By the time I’d counted my tenth radar-wielding cop in only twenty miles, I could only shake my head. I’m no speed demon, don’t get me wrong. Still, I knew our ride back home from visiting the in-laws over Memorial Day would be more snail-like than usual. People get cowed by all the law enforcement and they take on a herd mentality that makes good driving impossible.
When a mobile cop car pulled onto the highway, I knew we were done for. Every lead-footed, Top-Gear-watching, Michael Schumacher wannabe suddenly spazzed and downshifted into second. Think “trailing the pace car” kind of gridlock here as about forty vehicles all jammed together behind the cop car, each driver petrified of passing him. Three lanes of gear jockeys cursing their dumb luck scrunched onto I-71 heading south through Amish country. Oh, joy.
What did I think? What a bunch of frauds.

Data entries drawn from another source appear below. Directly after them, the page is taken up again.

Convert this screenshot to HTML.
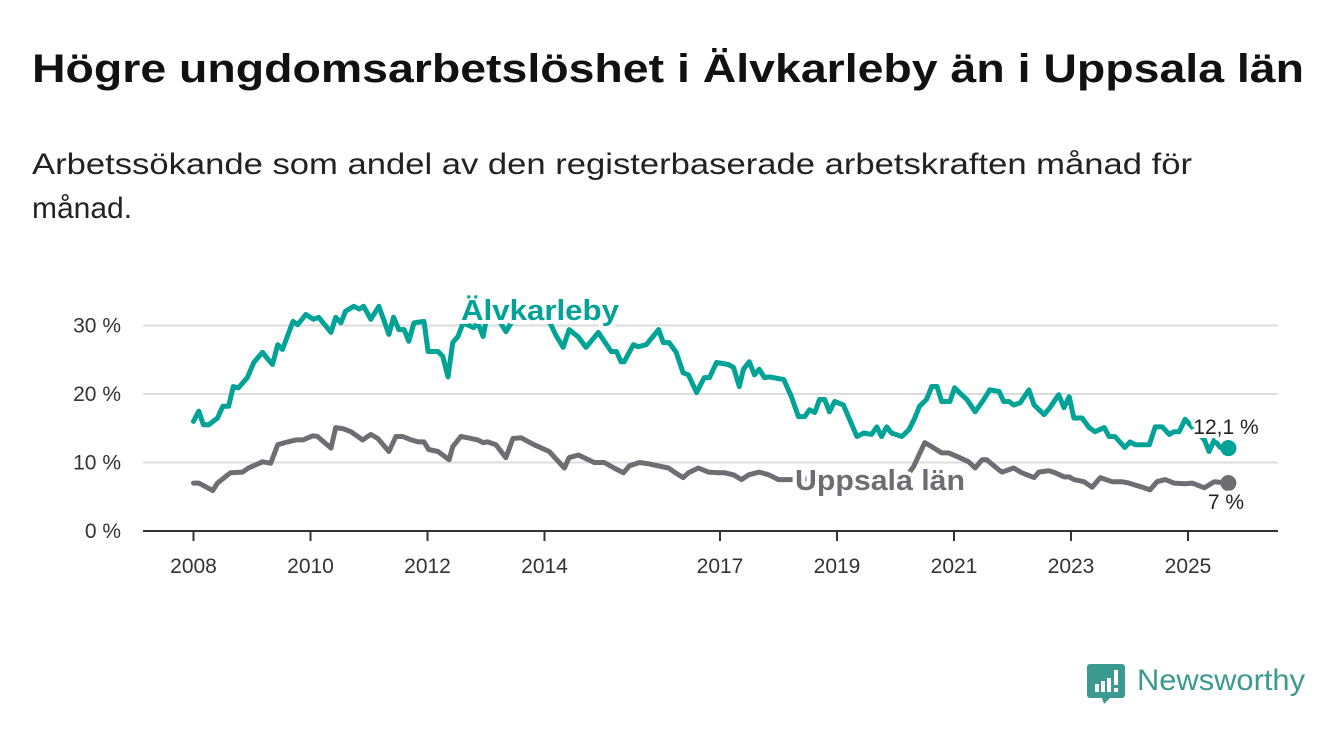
<!DOCTYPE html>
<html><head><meta charset="utf-8"><style>
html,body{margin:0;padding:0;background:#fff;}
svg{display:block;font-family:"Liberation Sans",sans-serif;}
</style></head><body>
<svg id="chart" width="1340" height="734" viewBox="0 0 1340 734">
<text x="32" y="82" font-size="40" font-weight="bold" fill="#111" textLength="1272" lengthAdjust="spacingAndGlyphs">Högre ungdomsarbetslöshet i Älvkarleby än i Uppsala län</text>
<text x="32" y="174" font-size="30" fill="#222" textLength="1160" lengthAdjust="spacingAndGlyphs">Arbetssökande som andel av den registerbaserade arbetskraften månad för</text>
<text x="32" y="218" font-size="30" fill="#222">månad.</text>
<g id="grid"></g><g id="xaxis"></g><g id="series"></g><g id="labels"></g>
<g>
<path d="M1090 664 h32 a3 3 0 0 1 3 3 v28 a3 3 0 0 1 -3 3 h-12 l-6 6 l-2 -6 h-12 a3 3 0 0 1 -3 -3 v-28 a3 3 0 0 1 3 -3z" fill="#3a9a90"/>
<rect x="1095" y="684" width="4" height="8" fill="#fff"/><rect x="1101" y="681" width="4" height="11" fill="#fff"/><rect x="1107" y="678" width="4" height="14" fill="#fff"/><rect x="1114" y="670" width="4" height="15" fill="#fff"/><rect x="1114" y="688" width="4" height="4" fill="#fff"/>
<text x="1137" y="690" font-size="30" fill="#3a9a90" textLength="168" lengthAdjust="spacingAndGlyphs">Newsworthy</text>
</g>
</svg>
<script>
const yTicks=[0,10,20,30];
const xTicks=[2008,2010,2012,2014,2017,2019,2021,2023,2025];
const alvT=[2008.00,2008.09,2008.17,2008.26,2008.41,2008.50,2008.60,2008.68,2008.77,2008.92,2009.03,2009.18,2009.23,2009.35,2009.44,2009.52,2009.70,2009.78,2009.92,2010.05,2010.14,2010.35,2010.43,2010.52,2010.60,2010.74,2010.83,2010.91,2011.03,2011.17,2011.34,2011.42,2011.51,2011.60,2011.68,2011.77,2011.94,2012.01,2012.18,2012.26,2012.35,2012.43,2012.52,2012.61,2012.79,2012.86,2012.95,2013.00,2013.17,2013.34,2013.51,2013.77,2014.03,2014.20,2014.32,2014.42,2014.58,2014.71,2014.92,2015.14,2015.23,2015.31,2015.36,2015.52,2015.60,2015.74,2015.95,2016.03,2016.13,2016.25,2016.37,2016.46,2016.60,2016.73,2016.82,2016.94,2017.14,2017.23,2017.33,2017.40,2017.50,2017.59,2017.67,2017.76,2017.85,2018.09,2018.22,2018.34,2018.45,2018.53,2018.62,2018.70,2018.79,2018.87,2018.96,2019.11,2019.34,2019.46,2019.59,2019.68,2019.76,2019.85,2019.93,2020.11,2020.23,2020.33,2020.41,2020.53,2020.62,2020.71,2020.79,2020.93,2021.01,2021.13,2021.22,2021.36,2021.51,2021.61,2021.77,2021.85,2021.94,2022.02,2022.13,2022.28,2022.37,2022.54,2022.64,2022.79,2022.88,2022.97,2023.05,2023.19,2023.31,2023.41,2023.57,2023.65,2023.75,2023.92,2024.01,2024.10,2024.34,2024.44,2024.56,2024.68,2024.76,2024.85,2024.95,2025.07,2025.17,2025.28,2025.36,2025.45,2025.55,2025.69];
const alvV=[16.0,17.5,15.5,15.5,16.5,18.2,18.2,21.1,20.9,22.4,24.6,26.1,25.5,24.3,27.2,26.5,30.6,30.1,31.6,30.9,31.2,29.0,31.2,30.4,32.1,32.8,32.4,32.8,30.9,32.8,28.7,31.2,29.4,29.4,27.7,30.4,30.6,26.2,26.2,25.5,22.5,27.5,28.4,30.4,29.7,30.4,28.4,30.6,31.5,29.1,31.5,31.8,31.5,28.5,26.8,29.4,28.3,26.8,29.0,26.2,26.2,24.7,24.7,27.2,26.9,27.2,29.4,27.5,27.5,26.1,23.1,22.8,20.2,22.4,22.4,24.6,24.3,23.9,21.1,23.6,24.7,22.8,23.6,22.4,22.5,22.1,19.6,16.7,16.7,17.7,17.3,19.2,19.2,17.4,18.9,18.4,13.8,14.3,14.1,15.2,13.8,15.2,14.3,13.8,14.8,16.5,18.2,19.2,21.1,21.1,18.9,18.9,20.9,19.9,19.2,17.4,19.2,20.6,20.4,18.9,18.9,18.4,18.7,20.6,18.4,17.0,18.0,19.9,18.0,19.6,16.5,16.5,15.1,14.5,15.1,13.8,13.8,12.2,13.0,12.6,12.6,15.2,15.2,14.1,14.5,14.5,16.3,15.2,14.3,13.3,11.6,13.3,12.2,12.1];
const uppT=[2008.00,2008.09,2008.33,2008.41,2008.63,2008.84,2008.94,2009.18,2009.32,2009.44,2009.61,2009.75,2009.87,2010.04,2010.12,2010.35,2010.43,2010.57,2010.69,2010.89,2011.03,2011.15,2011.34,2011.46,2011.58,2011.72,2011.84,2011.94,2012.02,2012.18,2012.37,2012.43,2012.57,2012.69,2012.86,2012.95,2013.03,2013.17,2013.34,2013.46,2013.60,2013.82,2014.08,2014.34,2014.42,2014.58,2014.75,2014.85,2015.02,2015.19,2015.35,2015.45,2015.62,2015.79,2015.95,2016.12,2016.22,2016.37,2016.46,2016.63,2016.80,2016.97,2017.08,2017.23,2017.37,2017.49,2017.67,2017.83,2018.00,2018.19,2018.50,2018.90,2019.30,2019.70,2020.00,2020.15,2020.31,2020.50,2020.62,2020.79,2020.91,2021.10,2021.25,2021.36,2021.48,2021.56,2021.77,2021.82,2022.02,2022.16,2022.37,2022.45,2022.62,2022.73,2022.88,2022.97,2023.05,2023.22,2023.36,2023.50,2023.70,2023.87,2023.99,2024.10,2024.22,2024.35,2024.47,2024.61,2024.76,2024.95,2025.07,2025.28,2025.45,2025.69];
const uppV=[7.0,7.0,5.9,7.0,8.5,8.6,9.2,10.1,9.9,12.6,13.0,13.3,13.3,13.9,13.8,12.1,15.1,14.9,14.5,13.3,14.1,13.5,11.6,13.8,13.8,13.3,13.0,13.0,11.9,11.6,10.4,12.3,13.8,13.6,13.3,12.9,13.0,12.6,10.7,13.5,13.6,12.6,11.6,9.2,10.7,11.1,10.4,10.0,10.0,9.2,8.5,9.5,10.0,9.8,9.5,9.2,8.6,7.8,8.5,9.2,8.6,8.5,8.5,8.2,7.5,8.2,8.6,8.2,7.5,7.5,7.6,7.8,7.6,7.3,7.3,7.5,9.4,12.9,12.3,11.4,11.4,10.7,10.1,9.2,10.4,10.4,8.9,8.6,9.2,8.5,7.8,8.6,8.8,8.5,7.9,7.9,7.5,7.2,6.4,7.8,7.2,7.2,7.0,6.7,6.4,6.0,7.2,7.5,7.0,6.9,7.0,6.3,7.2,7.0];

const NS="http://www.w3.org/2000/svg";
const xs=t=>193.5+58.5*(t-2008);
const ys=v=>531-6.85*v;
function mk(tag,attrs,parent,text){const e=document.createElementNS(NS,tag);for(const k in attrs)e.setAttribute(k,attrs[k]);if(text!=null)e.textContent=text;parent.appendChild(e);return e;}
const grid=document.getElementById('grid'),xa=document.getElementById('xaxis'),ser=document.getElementById('series'),lab=document.getElementById('labels');
yTicks.forEach(v=>{
  if(v>0){const l=mk('line',{x1:143,x2:1278,y1:ys(v),y2:ys(v),stroke:'#dcdcdc','stroke-width':2},grid);
  
  }
  const t=mk('text',{x:121,y:ys(v)+7,'font-size':21,fill:'#333','text-anchor':'end'},grid,v+' %');
  
  
});
const ax=mk('line',{x1:143,x2:1278,y1:531,y2:531,stroke:'#333','stroke-width':2},xa);


xTicks.forEach(y=>{
  const tk=mk('line',{x1:xs(y),x2:xs(y),y1:531,y2:541,stroke:'#333','stroke-width':2},xa);
  
  
  const t=mk('text',{x:xs(y),y:573,'font-size':21,fill:'#333','text-anchor':'middle'},xa,String(y));
  
  
});
function line(T,V,color,name){
  const d=T.map((t,i)=>(i?'L':'M')+xs(t).toFixed(1)+' '+ys(V[i]).toFixed(1)).join(' ');
  const p=mk('path',{d:d,fill:'none',stroke:color,'stroke-width':5,'stroke-linejoin':'round','stroke-linecap':'round'},ser);
  
  
  const n=T.length-1;
  const c=mk('circle',{cx:xs(T[n]),cy:ys(V[n]),r:8,fill:color},ser);
  
  
}
line(uppT,uppV,'#6e6d73','uppsala');
line(alvT,alvV,'#00a396','alvkarleby');
function label(x,y,txt,size,color,weight,anchor,name,len){
  const a={x:x,y:y,'font-size':size,fill:color,'font-weight':weight,'text-anchor':anchor,stroke:'#fff','stroke-width':8,'stroke-linejoin':'round','paint-order':'stroke'};
  if(len){a.textLength=len;a.lengthAdjust='spacingAndGlyphs';}
  const t=mk('text',a,lab,txt);
  
  
}
label(540,320,'Älvkarleby',29,'#00a396','bold','middle','alvkarleby-label',158);
label(880,490,'Uppsala län',29,'#6e6d73','bold','middle','uppsala-label',170);
label(1226,434,'12,1 %',21,'#222','normal','middle','alvkarleby-last-value');
label(1226,509,'7 %',21,'#222','normal','middle','uppsala-last-value');
const n1=alvT.length-1;
const d1=mk('circle',{cx:xs(alvT[n1]),cy:ys(alvV[n1]),r:8,fill:'#00a396'},lab);


</script>
</body></html>
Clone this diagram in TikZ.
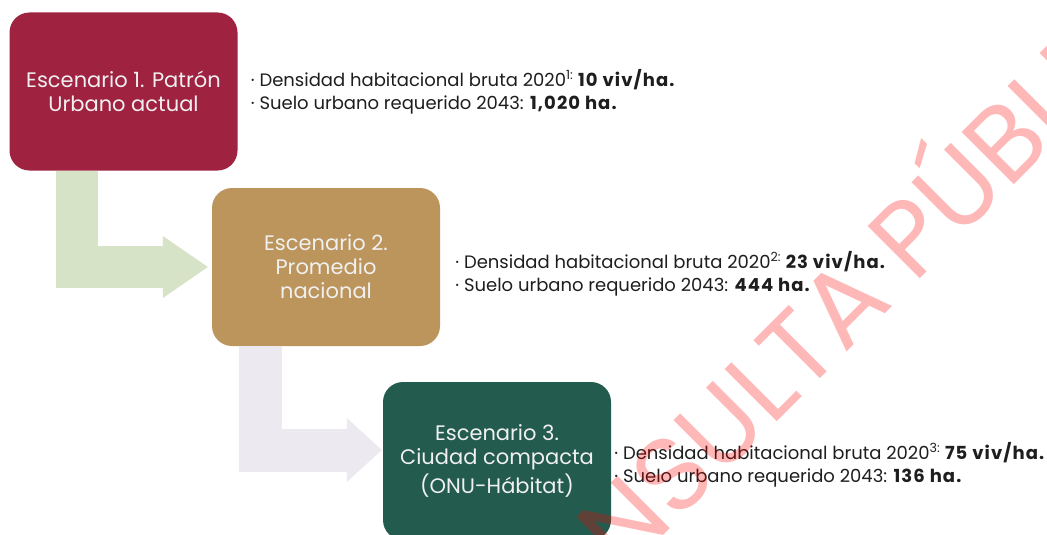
\documentclass[tikz,border=0pt]{standalone}
\usepackage{fontspec}
\setmainfont{Poppins}
\usetikzlibrary{positioning}

\definecolor{guinda}{HTML}{9F2241}
\definecolor{dorado}{HTML}{BC955C}
\definecolor{verde}{HTML}{235B4E}
\definecolor{verdeclaro}{HTML}{D7E3C6}
\definecolor{grisclaro}{HTML}{ECEAF0}
\definecolor{texto}{HTML}{1E1E1E}

\newcommand{\valor}[1]{{\bfseries\addfontfeatures{LetterSpace=6}#1}}

\begin{document}
\begin{tikzpicture}[x=1pt, y=-1pt,
        escenario/.style={rectangle, rounded corners=20pt, minimum width=228pt, minimum height=158pt,
                          text=white!94!black, align=center, font=\fontsize{21}{24}\selectfont},
        datos/.style={inner sep=0pt, align=left, text=texto, font=\fontsize{18}{23}\selectfont},
        barra/.style={line width=42pt}
    ]
    \path[use as bounding box, clip] (0,0) rectangle (1047,535);
    \fill[white] (0,0) rectangle (1047,535);

    \node[escenario, fill=guinda] (e1) at (123.5,91.5) {Escenario 1. Patrón\\Urbano actual};
    \node[escenario, fill=dorado] (e2) at (326,267) {Escenario 2.\\Promedio\\nacional};
    \node[escenario, fill=verde] (e3) at (497,461) {Escenario 3.\\Ciudad compacta\\[3pt](ONU-Hábitat)};

    \coordinate (a1) at ([xshift=68pt]e1.south west);
    \coordinate (p1) at ([xshift=-4pt]e2.west);
    \draw[barra, verdeclaro] (a1) |- ([xshift=-45pt]p1);
    \fill[verdeclaro] ([xshift=-45pt,yshift=31pt]p1) -- (p1) -- ([xshift=-45pt,yshift=-31pt]p1) -- cycle;

    \coordinate (a2) at ([xshift=48.5pt]e2.south west);
    \coordinate (p2) at ([xshift=-1pt,yshift=11pt]e3.west);
    \draw[barra, line width=43pt, grisclaro] (a2) |- ([xshift=-35pt]p2);
    \fill[grisclaro] ([xshift=-35pt,yshift=32pt]p2) -- (p2) -- ([xshift=-35pt,yshift=-32pt]p2) -- cycle;

    \node[datos, right=13pt of e1] (d1)
        {· Densidad habitacional bruta 2020\textsuperscript{1:} \valor{10 viv/ha.}\\
         · Suelo urbano requerido 2043: \valor{1,020 ha.}};
    \node[datos, right=15pt of e2, yshift=-6.5pt] (d2)
        {· Densidad habitacional bruta 2020\textsuperscript{2:} \valor{23 viv/ha.}\\
         · Suelo urbano requerido 2043: \valor{444 ha.}};
    \node[datos, right=3pt of e3, yshift=-3.5pt] (d3)
        {· Densidad habitacional bruta 2020\textsuperscript{3:} \valor{75 viv/ha.}\\
         · Suelo urbano requerido 2043: \valor{136 ha.}};

    \node[rotate=45, text=red, opacity=0.28, font=\fontsize{106}{106}\selectfont] (marca)
        at (826,304) {CONSULTA PÚBLICA};
\end{tikzpicture}
\end{document}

And they were frauds twice over, too. If they truly were crazed speed enthusiasts, you’d think one would have the guts to pass the cop (who was doing about 55 in a 65 zone). On the other hand, they all acted like law-abiding little old ladies out for a Sunday drive in their pristine K-cars—another lie.
Frauds.
I think most of us are frauds, each in his or her own way. Our society doesn’t reward honesty. Doesn’t give out medals to people who keep it real. We may think Jeff Bridges’ iconic character from The Big Lebowski, The Dude, epitomizes a guy just being, but he’s a fictional character in a movie mouthing fictional statements written by someone else. The whole thing smacks of fraud when you distill it down to its essence.
I think most people in this country would die a thousand times over if other people knew what they were truly like, could know their thoughts, could feel their insecurities. I think most spouses have never scratched the surface of what the other looks like deep in his or her heart of hearts.
I’m convinced that far too many Christians in churches around this country live a fraudulent life filled with keeping up an aura of spiritual perfection. They go through life as someone they’re not.
A few live in such self-deception they don’t even know they’re doing it. Still, most do know—and they hate themselves for it.
In the very early days of this blog, I’d get e-mails from folks castigating me for being holier than thou simply because I pointed out a few things I thought we all could do better. Me, holy? No, I’m just as fraudulent as the next guy. I think as time went by, people saw through whatever mask they thought I was holding up. But what they didn’t see was the more subtle one I wear all the time. It looks like me, only better, stronger, sharper, and swifter—but most of all, more spiritual.
When we age, the first thing that goes is pretense. Suddenly, the young punk down the street we used to dust in pickup basketball is creaming us every Saturday. We reek of wintergreen the day after, too. In the silence of our homes, we hear the knees creaking.
It happens the same way in the soul of the Christian attuned to the Lord. (At least it should.) We wake up and see that same masked face in the mirror. And when we pray, the Holy Spirit shows us that same lingering shadow of the Old Nature. He tries to get us to admit we’re frauds, but it doesn’t come easy. People talk. People have opinions. People, people, people—that same old fear of men. A snare, the Bible says.
The Bible also says this:
Therefore, if anyone is in Christ, he is a new creation. The old has passed away; behold, the new has come. All this is from God, who through Christ reconciled us to himself and gave us the ministry of reconciliation; that is, in Christ God was reconciling the world to himself, not counting their trespasses against them, and entrusting to us the message of reconciliation. Therefore, we are ambassadors for Christ, God making his appeal through us. We implore you on behalf of Christ, be reconciled to God. For our sake he made him to be sin who knew no sin, so that in him we might become the righteousness of God.
—2 Corinthians 5:17-21
We are ambassadors of Christ, and as such we represent the government of a new Kingdom with reconciliation as its message. And ambassadors don’t get to be ambassadors by clinging to fraudulent identities. No, they endure a character trial that proves their mettle. In other words, No Frauds Allowed.
All of creation awaits our coming into our ambassadorship. It’s groaning, in fact, that we come into our own, that “own” Christ established before the foundation of the world.
If only we’d put down the fraudulent lives, the fears, the secrets, and step into the Light.
Wouldn’t want to be the horses—or the pitched rider.